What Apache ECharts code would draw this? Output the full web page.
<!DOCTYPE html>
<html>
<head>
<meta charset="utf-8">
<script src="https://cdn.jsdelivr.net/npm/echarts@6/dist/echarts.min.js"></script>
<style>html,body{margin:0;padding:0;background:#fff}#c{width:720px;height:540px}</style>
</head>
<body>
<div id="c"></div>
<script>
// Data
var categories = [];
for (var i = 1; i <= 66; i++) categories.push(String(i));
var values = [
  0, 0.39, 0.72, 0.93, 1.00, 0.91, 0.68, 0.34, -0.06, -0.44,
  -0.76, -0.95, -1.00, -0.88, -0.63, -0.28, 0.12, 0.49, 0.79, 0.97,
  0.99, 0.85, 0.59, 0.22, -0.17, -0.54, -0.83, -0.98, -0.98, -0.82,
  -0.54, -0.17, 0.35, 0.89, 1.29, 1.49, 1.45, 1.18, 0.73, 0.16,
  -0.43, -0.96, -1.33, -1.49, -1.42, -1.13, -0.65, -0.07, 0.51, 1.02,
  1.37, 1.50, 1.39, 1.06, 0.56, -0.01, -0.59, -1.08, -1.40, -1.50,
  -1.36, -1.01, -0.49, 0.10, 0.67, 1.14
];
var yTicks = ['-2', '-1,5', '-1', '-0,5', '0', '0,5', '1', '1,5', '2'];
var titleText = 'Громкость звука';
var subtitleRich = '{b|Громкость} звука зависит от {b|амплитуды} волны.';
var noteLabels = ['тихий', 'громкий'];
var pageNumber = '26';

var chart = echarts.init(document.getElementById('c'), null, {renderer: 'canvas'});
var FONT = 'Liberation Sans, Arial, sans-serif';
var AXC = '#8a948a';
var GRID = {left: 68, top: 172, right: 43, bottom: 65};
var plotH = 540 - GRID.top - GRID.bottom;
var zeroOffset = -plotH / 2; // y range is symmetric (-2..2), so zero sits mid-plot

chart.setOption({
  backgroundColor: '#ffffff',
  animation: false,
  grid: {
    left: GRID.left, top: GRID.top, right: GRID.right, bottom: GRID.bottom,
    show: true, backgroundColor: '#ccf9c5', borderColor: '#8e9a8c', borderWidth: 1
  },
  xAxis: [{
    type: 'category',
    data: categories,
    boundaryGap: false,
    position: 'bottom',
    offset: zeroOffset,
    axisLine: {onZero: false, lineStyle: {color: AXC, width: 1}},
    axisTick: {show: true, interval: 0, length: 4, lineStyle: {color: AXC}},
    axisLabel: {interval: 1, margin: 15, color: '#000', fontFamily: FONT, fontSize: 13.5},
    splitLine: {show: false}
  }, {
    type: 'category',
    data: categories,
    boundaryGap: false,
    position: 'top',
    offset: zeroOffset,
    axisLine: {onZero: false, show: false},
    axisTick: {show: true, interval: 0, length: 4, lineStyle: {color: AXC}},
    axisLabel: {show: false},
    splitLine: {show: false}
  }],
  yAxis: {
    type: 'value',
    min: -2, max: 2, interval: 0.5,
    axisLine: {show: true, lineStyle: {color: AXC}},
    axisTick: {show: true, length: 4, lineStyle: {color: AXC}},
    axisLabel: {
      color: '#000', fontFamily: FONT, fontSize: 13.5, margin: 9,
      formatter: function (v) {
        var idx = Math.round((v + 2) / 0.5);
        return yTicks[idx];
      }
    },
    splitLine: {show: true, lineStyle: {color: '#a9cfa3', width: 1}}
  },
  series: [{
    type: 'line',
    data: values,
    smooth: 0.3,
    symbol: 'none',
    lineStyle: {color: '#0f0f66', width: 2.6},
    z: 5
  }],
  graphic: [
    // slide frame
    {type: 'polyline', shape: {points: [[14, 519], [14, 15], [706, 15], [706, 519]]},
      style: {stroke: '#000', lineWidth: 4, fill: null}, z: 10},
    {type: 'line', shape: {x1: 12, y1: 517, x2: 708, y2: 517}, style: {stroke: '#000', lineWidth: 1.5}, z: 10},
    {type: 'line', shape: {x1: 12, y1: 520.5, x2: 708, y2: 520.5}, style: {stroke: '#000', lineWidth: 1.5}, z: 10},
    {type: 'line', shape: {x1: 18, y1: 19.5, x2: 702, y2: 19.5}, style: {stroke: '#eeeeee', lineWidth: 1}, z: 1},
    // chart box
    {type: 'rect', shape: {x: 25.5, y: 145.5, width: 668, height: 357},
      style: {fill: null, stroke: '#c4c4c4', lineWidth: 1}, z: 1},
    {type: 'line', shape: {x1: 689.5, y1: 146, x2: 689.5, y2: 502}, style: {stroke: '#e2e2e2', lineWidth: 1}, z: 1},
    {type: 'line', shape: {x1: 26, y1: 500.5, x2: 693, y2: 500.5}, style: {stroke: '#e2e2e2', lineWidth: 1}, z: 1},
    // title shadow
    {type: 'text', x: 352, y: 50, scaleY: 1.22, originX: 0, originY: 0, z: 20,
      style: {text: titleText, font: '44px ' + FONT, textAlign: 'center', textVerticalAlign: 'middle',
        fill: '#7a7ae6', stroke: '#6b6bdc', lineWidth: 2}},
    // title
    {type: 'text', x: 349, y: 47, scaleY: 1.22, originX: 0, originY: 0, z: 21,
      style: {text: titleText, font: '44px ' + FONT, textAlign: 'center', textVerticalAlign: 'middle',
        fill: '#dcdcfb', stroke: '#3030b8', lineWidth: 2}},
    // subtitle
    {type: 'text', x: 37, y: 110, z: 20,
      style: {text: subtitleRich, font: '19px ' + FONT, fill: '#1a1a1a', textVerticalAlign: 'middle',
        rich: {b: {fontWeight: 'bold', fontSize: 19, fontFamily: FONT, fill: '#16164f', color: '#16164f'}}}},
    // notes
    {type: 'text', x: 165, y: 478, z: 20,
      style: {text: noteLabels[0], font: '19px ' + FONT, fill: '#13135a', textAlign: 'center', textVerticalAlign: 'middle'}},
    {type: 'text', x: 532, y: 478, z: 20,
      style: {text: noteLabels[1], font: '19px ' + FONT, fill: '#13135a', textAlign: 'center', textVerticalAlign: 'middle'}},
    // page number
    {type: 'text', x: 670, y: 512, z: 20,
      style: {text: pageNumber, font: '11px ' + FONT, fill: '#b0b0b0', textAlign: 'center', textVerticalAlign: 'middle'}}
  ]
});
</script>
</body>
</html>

▬▬▬▬▬▬

#### SET PROBLEM:
Output the full listing without altering anything.

#### COMPLETED EXERCISE:
What Apache ECharts code would draw this? Output the full web page.
<!DOCTYPE html>
<html>
<head>
<meta charset="utf-8">
<script src="https://cdn.jsdelivr.net/npm/echarts@6/dist/echarts.min.js"></script>
<style>html,body{margin:0;padding:0;background:#fff}#c{width:720px;height:540px}</style>
</head>
<body>
<div id="c"></div>
<script>
// Data
var categories = [];
for (var i = 1; i <= 66; i++) categories.push(String(i));
var values = [
  0, 0.39, 0.72, 0.93, 1.00, 0.91, 0.68, 0.34, -0.06, -0.44,
  -0.76, -0.95, -1.00, -0.88, -0.63, -0.28, 0.12, 0.49, 0.79, 0.97,
  0.99, 0.85, 0.59, 0.22, -0.17, -0.54, -0.83, -0.98, -0.98, -0.82,
  -0.54, -0.17, 0.35, 0.89, 1.29, 1.49, 1.45, 1.18, 0.73, 0.16,
  -0.43, -0.96, -1.33, -1.49, -1.42, -1.13, -0.65, -0.07, 0.51, 1.02,
  1.37, 1.50, 1.39, 1.06, 0.56, -0.01, -0.59, -1.08, -1.40, -1.50,
  -1.36, -1.01, -0.49, 0.10, 0.67, 1.14
];
var yTicks = ['-2', '-1,5', '-1', '-0,5', '0', '0,5', '1', '1,5', '2'];
var titleText = 'Громкость звука';
var subtitleRich = '{b|Громкость} звука зависит от {b|амплитуды} волны.';
var noteLabels = ['тихий', 'громкий'];
var pageNumber = '26';

var chart = echarts.init(document.getElementById('c'), null, {renderer: 'canvas'});
var FONT = 'Liberation Sans, Arial, sans-serif';
var AXC = '#8a948a';
var GRID = {left: 68, top: 172, right: 43, bottom: 65};
var plotH = 540 - GRID.top - GRID.bottom;
var zeroOffset = -plotH / 2; // y range is symmetric (-2..2), so zero sits mid-plot

chart.setOption({
  backgroundColor: '#ffffff',
  animation: false,
  grid: {
    left: GRID.left, top: GRID.top, right: GRID.right, bottom: GRID.bottom,
    show: true, backgroundColor: '#ccf9c5', borderColor: '#8e9a8c', borderWidth: 1
  },
  xAxis: [{
    type: 'category',
    data: categories,
    boundaryGap: false,
    position: 'bottom',
    offset: zeroOffset,
    axisLine: {onZero: false, lineStyle: {color: AXC, width: 1}},
    axisTick: {show: true, interval: 0, length: 4, lineStyle: {color: AXC}},
    axisLabel: {interval: 1, margin: 15, color: '#000', fontFamily: FONT, fontSize: 13.5},
    splitLine: {show: false}
  }, {
    type: 'category',
    data: categories,
    boundaryGap: false,
    position: 'top',
    offset: zeroOffset,
    axisLine: {onZero: false, show: false},
    axisTick: {show: true, interval: 0, length: 4, lineStyle: {color: AXC}},
    axisLabel: {show: false},
    splitLine: {show: false}
  }],
  yAxis: {
    type: 'value',
    min: -2, max: 2, interval: 0.5,
    axisLine: {show: true, lineStyle: {color: AXC}},
    axisTick: {show: true, length: 4, lineStyle: {color: AXC}},
    axisLabel: {
      color: '#000', fontFamily: FONT, fontSize: 13.5, margin: 9,
      formatter: function (v) {
        var idx = Math.round((v + 2) / 0.5);
        return yTicks[idx];
      }
    },
    splitLine: {show: true, lineStyle: {color: '#a9cfa3', width: 1}}
  },
  series: [{
    type: 'line',
    data: values,
    smooth: 0.3,
    symbol: 'none',
    lineStyle: {color: '#0f0f66', width: 2.6},
    z: 5
  }],
  graphic: [
    // slide frame
    {type: 'polyline', shape: {points: [[14, 519], [14, 15], [706, 15], [706, 519]]},
      style: {stroke: '#000', lineWidth: 4, fill: null}, z: 10},
    {type: 'line', shape: {x1: 12, y1: 517, x2: 708, y2: 517}, style: {stroke: '#000', lineWidth: 1.5}, z: 10},
    {type: 'line', shape: {x1: 12, y1: 520.5, x2: 708, y2: 520.5}, style: {stroke: '#000', lineWidth: 1.5}, z: 10},
    {type: 'line', shape: {x1: 18, y1: 19.5, x2: 702, y2: 19.5}, style: {stroke: '#eeeeee', lineWidth: 1}, z: 1},
    // chart box
    {type: 'rect', shape: {x: 25.5, y: 145.5, width: 668, height: 357},
      style: {fill: null, stroke: '#c4c4c4', lineWidth: 1}, z: 1},
    {type: 'line', shape: {x1: 689.5, y1: 146, x2: 689.5, y2: 502}, style: {stroke: '#e2e2e2', lineWidth: 1}, z: 1},
    {type: 'line', shape: {x1: 26, y1: 500.5, x2: 693, y2: 500.5}, style: {stroke: '#e2e2e2', lineWidth: 1}, z: 1},
    // title shadow
    {type: 'text', x: 352, y: 50, scaleY: 1.22, originX: 0, originY: 0, z: 20,
      style: {text: titleText, font: '44px ' + FONT, textAlign: 'center', textVerticalAlign: 'middle',
        fill: '#7a7ae6', stroke: '#6b6bdc', lineWidth: 2}},
    // title
    {type: 'text', x: 349, y: 47, scaleY: 1.22, originX: 0, originY: 0, z: 21,
      style: {text: titleText, font: '44px ' + FONT, textAlign: 'center', textVerticalAlign: 'middle',
        fill: '#dcdcfb', stroke: '#3030b8', lineWidth: 2}},
    // subtitle
    {type: 'text', x: 37, y: 110, z: 20,
      style: {text: subtitleRich, font: '19px ' + FONT, fill: '#1a1a1a', textVerticalAlign: 'middle',
        rich: {b: {fontWeight: 'bold', fontSize: 19, fontFamily: FONT, fill: '#16164f', color: '#16164f'}}}},
    // notes
    {type: 'text', x: 165, y: 478, z: 20,
      style: {text: noteLabels[0], font: '19px ' + FONT, fill: '#13135a', textAlign: 'center', textVerticalAlign: 'middle'}},
    {type: 'text', x: 532, y: 478, z: 20,
      style: {text: noteLabels[1], font: '19px ' + FONT, fill: '#13135a', textAlign: 'center', textVerticalAlign: 'middle'}},
    // page number
    {type: 'text', x: 670, y: 512, z: 20,
      style: {text: pageNumber, font: '11px ' + FONT, fill: '#b0b0b0', textAlign: 'center', textVerticalAlign: 'middle'}}
  ]
});
</script>
</body>
</html>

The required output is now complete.